PROBLEM STATEMENT
Output solely the number of lines containing the string "this".

DATA LISTING

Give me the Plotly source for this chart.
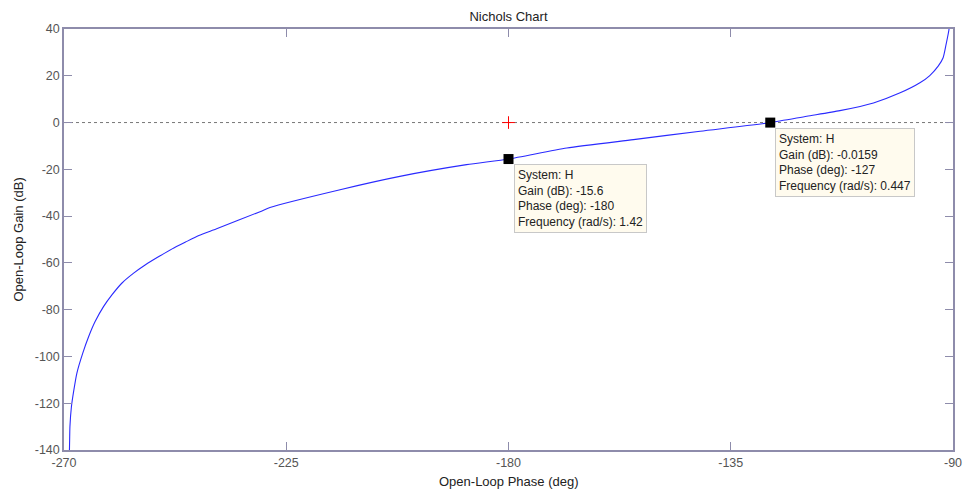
import plotly.graph_objects as go

# Nichols curve
phase_deg = [-269.0, -268.9, -268.8, -268.5, -268.0, -267.4, -266.2, -265.0, -263.7,
             -262.0, -260.3, -258.3, -255.9, -253.5, -250.8, -248.1, -245.4, -242.7,
             -239.1, -230.3, -228.3, -214.1, -202.0, -188.5, -180.0, -168.2, -154.7,
             -141.2, -127.0, -119.6, -112.9, -106.1, -100.7, -96.7, -94.7, -93.0,
             -92.0, -91.4, -90.8, -90.7]
gain_db = [-143.0, -140.0, -130.0, -121.5, -114.3, -107.2, -98.6, -91.5, -85.1,
           -78.7, -73.7, -68.7, -64.4, -60.8, -57.3, -54.0, -51.1, -48.3,
           -45.4, -38.1, -36.3, -28.7, -23.0, -18.0, -15.6, -10.9, -7.3,
           -3.7, -0.0159, 2.7, 5.1, 8.4, 12.7, 17.0, 20.1, 24.1,
           27.7, 33.4, 40.0, 44.0]

# data tips
tip_phase = [-180, -127]
tip_gain = [-15.6, -0.0159]
tip_freq = ["1.42", "0.447"]
tip_gain_txt = ["-15.6", "-0.0159"]
tip_phase_txt = ["-180", "-127"]

# critical point
crit_phase = [-180]
crit_gain = [0]

x_ticks = [-270, -225, -180, -135, -90]
x_tick_text = ["-270", "-225", "-180", "-135", "-90"]
y_ticks = [-140, -120, -100, -80, -60, -40, -20, 0, 20, 40]
y_tick_text = ["-140", "-120", "-100", "-80", "-60", "-40", "-20", "0", "20", "40"]

axis_col = "#8e8cab"
font_fam = "Liberation Sans, Arial, sans-serif"

fig = go.Figure()
fig.add_trace(go.Scatter(x=phase_deg, y=gain_db, mode="lines",
                         line=dict(color="#2a2aff", width=1.1, shape="spline", smoothing=0.6),
                         hoverinfo="skip"))
fig.add_trace(go.Scatter(x=crit_phase, y=crit_gain, mode="markers",
                         marker=dict(symbol="cross-thin", size=9,
                                     line=dict(color="red", width=1)), hoverinfo="skip"))
fig.add_trace(go.Scatter(x=tip_phase, y=tip_gain, mode="markers",
                         marker=dict(symbol="square", size=10, color="black"), hoverinfo="skip"))

fig.add_shape(type="line", xref="paper", x0=0, x1=1, yref="y", y0=0, y1=0,
              line=dict(color="#777777", width=1, dash="dot"), layer="below")

for px, gy, gt, pt, fr in zip(tip_phase, tip_gain, tip_gain_txt, tip_phase_txt, tip_freq):
    txt = ("System: H<br>Gain (dB): " + gt + "<br>Phase (deg): " + pt +
           "<br>Frequency (rad/s): " + fr)
    fig.add_annotation(x=px, y=gy, xref="x", yref="y", text=txt, showarrow=False,
                       xanchor="left", yanchor="top", xshift=5, yshift=-5, align="left",
                       bgcolor="#fffbee", bordercolor="#c8c8c8", borderwidth=1, borderpad=3,
                       font=dict(family=font_fam, size=12, color="#222222"))

fig.add_annotation(text="Open-Loop Phase (deg)", xref="paper", yref="paper", x=0.5, y=-0.076,
                   showarrow=False, xanchor="center", yanchor="middle",
                   font=dict(family=font_fam, size=13, color="#222222"))
fig.add_annotation(text="Open-Loop Gain (dB)", xref="paper", yref="paper", x=-0.0517, y=0.5,
                   showarrow=False, textangle=-90, xanchor="center", yanchor="middle",
                   font=dict(family=font_fam, size=13, color="#222222"))

axis_common = dict(showgrid=False, zeroline=False, showline=True, linecolor=axis_col,
                   linewidth=1.5, mirror="ticks", ticks="inside", ticklen=8, tickcolor=axis_col,
                   tickwidth=1.2, automargin=False, ticklabeloverflow="allow",
                   tickfont=dict(family=font_fam, size=12.5, color="#555555"))

fig.update_layout(
    width=963, height=492,
    margin=dict(l=64, r=10, t=29, b=42),
    paper_bgcolor="white", plot_bgcolor="white",
    showlegend=False,
    title=dict(text="Nichols Chart", x=0.5, xref="paper", y=1 - 16 / 492, yref="container",
               xanchor="center", yanchor="middle",
               font=dict(family=font_fam, size=13, color="#222222")),
    xaxis=dict(range=[-270, -90], tickvals=x_ticks, ticktext=x_tick_text, **axis_common),
    yaxis=dict(range=[-140, 40], tickvals=y_ticks, ticktext=y_tick_text, **axis_common),
)

fig.write_html("out.html")
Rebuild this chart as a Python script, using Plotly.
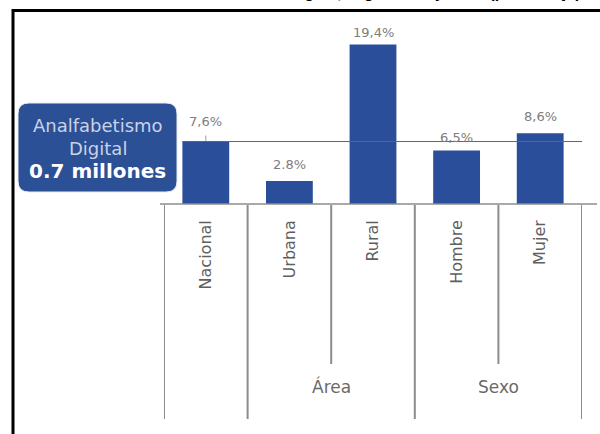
import plotly.graph_objects as go

# ---- data ----
categories = ["Nacional", "Urbana", "Rural", "Hombre", "Mujer"]
values = [7.6, 2.8, 19.4, 6.5, 8.6]
decimal_marks = [",", ".", ",", ",", ","]
group_names = ["Área", "Sexo"]
group_members = [["Urbana", "Rural"], ["Hombre", "Mujer"]]
total_millions = 0.7
title_text = "Perú: Población con analfabetismo digital, según área y sexo (porcentaje)"

# ---- layout geometry (pixels) ----
FIG_W, FIG_H = 600, 434
L, R, T, B = 164, 582, 23, 204
W, H = R - L, B - T
PX_PER_UNIT = 8.22
BAR_COLOR = "#2B4E9B"
BOX_COLOR = "#2C5096"
GRID_GRAY = "#8c8c8c"


def px(x):
    return (x - L) / W


def py(y):
    return (B - y) / H


fig = go.Figure(
    go.Bar(
        x=categories,
        y=values,
        width=0.56,
        marker=dict(color=BAR_COLOR, line=dict(width=0)),
        hoverinfo="skip",
    )
)

shapes = []
annotations = []

# value labels above the bars
label_lift = [11, 7, 3, 4, 7]
for i, (cat, v) in enumerate(zip(categories, values)):
    txt = f"{v:.1f}".replace(".", decimal_marks[i]) + "%"
    annotations.append(dict(
        x=cat, y=v, xref="x", yref="y", text=txt, showarrow=False,
        xanchor="center", yanchor="bottom", yshift=label_lift[i],
        font=dict(family="DejaVu Sans", size=13, color="#7d7d7d"),
    ))

# small leader under the national label
nat = values[0]
shapes.append(dict(type="line", xref="x", yref="y", x0=0, x1=0,
                   y0=nat, y1=nat + 6 / PX_PER_UNIT,
                   line=dict(color="#9a9a9a", width=1)))

# reference line at the national level
shapes.append(dict(type="line", xref="x", yref="y", x0=-0.28, x1=4.68,
                   y0=nat, y1=nat, layer="above",
                   line=dict(color="#66665a", width=1)))

# baseline
shapes.append(dict(type="line", xref="paper", yref="paper",
                   x0=px(160), x1=px(597), y0=py(204), y1=py(204),
                   line=dict(color=GRID_GRAY, width=1.5)))

# column separators: short inside a group, long elsewhere
idx = {c: i for i, c in enumerate(categories)}
inner = set()
for members in group_members:
    ids = sorted(idx[m] for m in members)
    for a, b in zip(ids[:-1], ids[1:]):
        inner.add((a + b) / 2)
for k in range(len(categories) + 1):
    xb = k - 0.5
    bottom = 364 if xb in inner else 419
    shapes.append(dict(type="line", xref="x", yref="paper", x0=xb, x1=xb,
                       y0=py(205), y1=py(bottom),
                       line=dict(color=GRID_GRAY, width=2)))

# group labels
for name, members in zip(group_names, group_members):
    center = sum(idx[m] for m in members) / len(members)
    annotations.append(dict(
        x=center, y=py(387), xref="x", yref="paper", text=name,
        showarrow=False, xanchor="center", yanchor="middle",
        font=dict(family="DejaVu Sans", size=17, color="#6a6a6a"),
    ))

# rounded summary box
x0, x1, y0, y1, r = 18, 177, 103, 192, 11
path = (
    f"M {px(x0 + r)},{py(y0)} L {px(x1 - r)},{py(y0)} "
    f"Q {px(x1)},{py(y0)} {px(x1)},{py(y0 + r)} "
    f"L {px(x1)},{py(y1 - r)} Q {px(x1)},{py(y1)} {px(x1 - r)},{py(y1)} "
    f"L {px(x0 + r)},{py(y1)} Q {px(x0)},{py(y1)} {px(x0)},{py(y1 - r)} "
    f"L {px(x0)},{py(y0 + r)} Q {px(x0)},{py(y0)} {px(x0 + r)},{py(y0)} Z"
)
shapes.append(dict(type="path", xref="paper", yref="paper", path=path,
                   fillcolor=BOX_COLOR, line=dict(color="#e6eaf2", width=1)))
cx = px((x0 + x1) / 2)
annotations.append(dict(x=cx, y=py(125), xref="paper", yref="paper",
                        text="Analfabetismo", showarrow=False,
                        xanchor="center", yanchor="middle",
                        font=dict(family="DejaVu Sans", size=18, color="#c9d2e6")))
annotations.append(dict(x=cx, y=py(148), xref="paper", yref="paper",
                        text="Digital", showarrow=False,
                        xanchor="center", yanchor="middle",
                        font=dict(family="DejaVu Sans", size=18, color="#c9d2e6")))
annotations.append(dict(x=cx, y=py(171), xref="paper", yref="paper",
                        text=f"<b>{total_millions:.1f} millones</b>", showarrow=False,
                        xanchor="center", yanchor="middle",
                        font=dict(family="DejaVu Sans", size=20, color="#ffffff")))

# frame
shapes.append(dict(type="path", xref="paper", yref="paper",
                   path=f"M {px(13)},{py(440)} L {px(13)},{py(10.5)} L {px(605)},{py(10.5)}",
                   line=dict(color="#000000", width=3)))

# title running above the frame
annotations.append(dict(x=px(300), y=py(2.7), xref="paper", yref="paper",
                        text=f"<b>{title_text}</b>", showarrow=False,
                        xanchor="center", yanchor="bottom",
                        font=dict(family="Liberation Sans", size=16, color="#000000")))

fig.update_layout(
    width=FIG_W, height=FIG_H,
    margin=dict(l=L, r=FIG_W - R, t=T, b=FIG_H - B, pad=0),
    paper_bgcolor="#ffffff", plot_bgcolor="#ffffff",
    showlegend=False,
    shapes=shapes, annotations=annotations,
    xaxis=dict(
        type="category", range=[-0.5, len(categories) - 0.5],
        showgrid=False, zeroline=False, showline=False, ticks="",
        tickangle=-90, ticklabelstandoff=12,
        tickfont=dict(family="DejaVu Sans", size=16, color="#5f5f5f"),
        automargin=False, fixedrange=True,
    ),
    yaxis=dict(
        range=[0, H / PX_PER_UNIT], visible=False, fixedrange=True,
    ),
)

fig.write_html("out.html", config={"displayModeBar": False})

REPLY TO THE TASK
2